Guter Punkt, zugegeben. Und genau darum möchte ich diese Fragen an dieser Stelle diskutieren. Klar, in Zeiten von automatischer Link-Kürzung durch Twitter ist ein URL-Shortener nicht mehr zwingend nötig. Im Gegensatz zu bit.ly oder ähnlichen Kandidaten aber bleiben die (anonymen) Statistiken nur bei mir und laufen über deutsche Server. Bei bit.ly ist das anders, schon allein dadurch, dass .ly die lybische Domainendung ist.

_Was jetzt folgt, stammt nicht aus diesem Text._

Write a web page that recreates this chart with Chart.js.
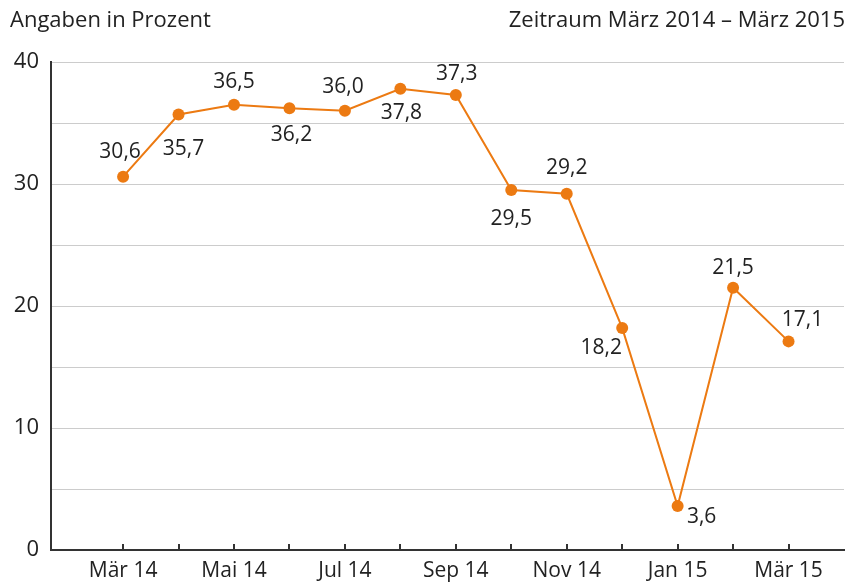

Zudem finde ich einen privater Link-Shortener fast noch vertrauenswürdiger als einen externen. Als Beispiel lässt sich hier etwa Richard Gutjahr anbringen, der seine Links über gutja.de kürzt. Bei diesem Link-Syntax regt sich bei mir alles andere als Misstrauen. Aber na klar: Ein URL-Kürzer verschleiert die wahre Internetadresse. Allerdings weiß man auch bei einer unveränderten Adresse nicht immer, was man sich auf der Seite einfängt. Das beweist unter anderem die jüngste Sicherheitslücke bei Yahoo.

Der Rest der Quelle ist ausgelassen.